Who’s borrowing? There are long/short hedge funds of course, and I’ll be moderating a panel tomorrow (Aug 23) in Austin at NIRISWRC with John Longobardi from IEX and Mark Flannery from Point72, who runs that famous hedge fund’s US equities long/short strategy.  Hedge funds are meaningful but by no means the bulk of shorting.

We at ModernIR compare behavioral data to shorting. The biggest borrowers are high-frequency traders wanting to profit on price-changes, which exceed borrowing costs, and ETF market-makers.  ETF brokers borrow stocks to supply to ETF sponsors for the right to create ETF shares, and they reverse that trade, borrowing ETF shares to exchange for stocks to cover borrowings or to sell to make money.

This last process is behind about 50% of market volume, and hundreds of billions of dollars of monthly ETF share creations and redemptions.

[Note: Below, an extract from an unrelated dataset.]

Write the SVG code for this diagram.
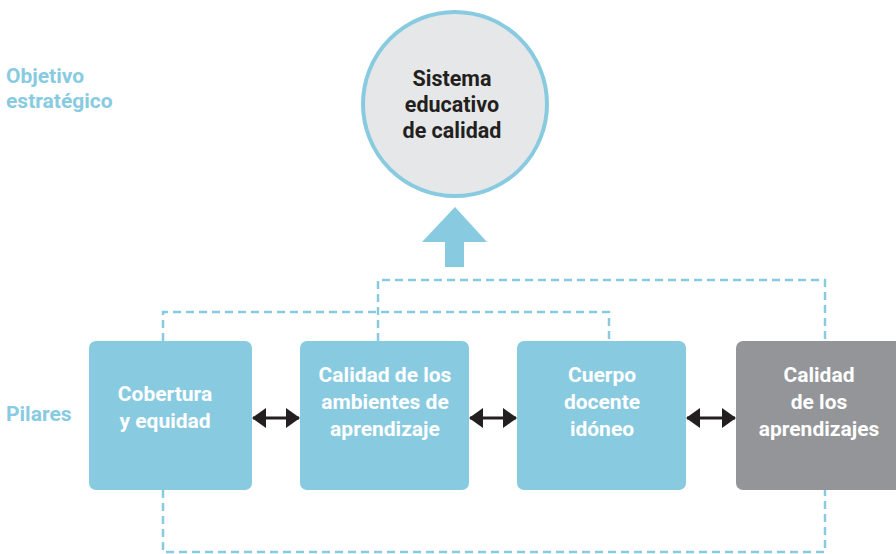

We’re led to a conclusion: The stock market depends on short-term borrowing to perpetuate the appearance of liquidity.

Short-term borrowing presents limited risk to a rising market because with borrowing costs low and markets averaging about 2.5% intraday volatility, it’s easy for traders to make more on price-changes (arbitrage) than it costs to borrow.

But when the market turns, rampant short-term borrowing as money tries to leave will, as Warren Buffett said about crises, reveal who’s been swimming naked.

When? We’d all like to know when the naked market arrives. Short-term, it could happen this week despite big gains for broad measures. Sentiment – how machines set prices – signals risk of a sudden swoon.

Longer term, who knows? But the prudent are watching short volume for signs of who’s going naked.

Three Ways

Jakob Dylan (he of Pulitzer lineage) claimed on the Red Letter Days album by the Wallflowers that there are three ways out of every box.  Warning: Listen to the song at your own risk. It will get in your head and stay there.

Something else that should get in the heads of every investor, every executive and investor-relations professional for public companies, is that there are three ways to make money in the stock market (which implies three ways to lose it too).

Most of us default to the idea that the way you make money is buying stuff that’s worth more later. Thus, when companies report results that miss by a penny and the stock plunges, everybody concludes investors are selling because expectations for profits were misplaced so the stock is worth less.

Really? Does long-term money care if you’re off a penny? Most of the time when that happens, it’s one of the other two ways to make money at work.

Take Facebook (FB) the past two days.

“It’s this Cambridge Analytica thing. People are reconsidering what it means to share information via social media.”

Maybe it is.  But that conclusion supposes investors want a Tyrion Lannister from Game of Thrones, a mutilated nose that spites the face. Why would investors who’ve risked capital since New Year’s for a 4% return mangle it in two days with a 9% loss?

You can buy stocks that rise in value.  You can short stocks that decline in value. And you can trade the spreads between things. Three ways to make money.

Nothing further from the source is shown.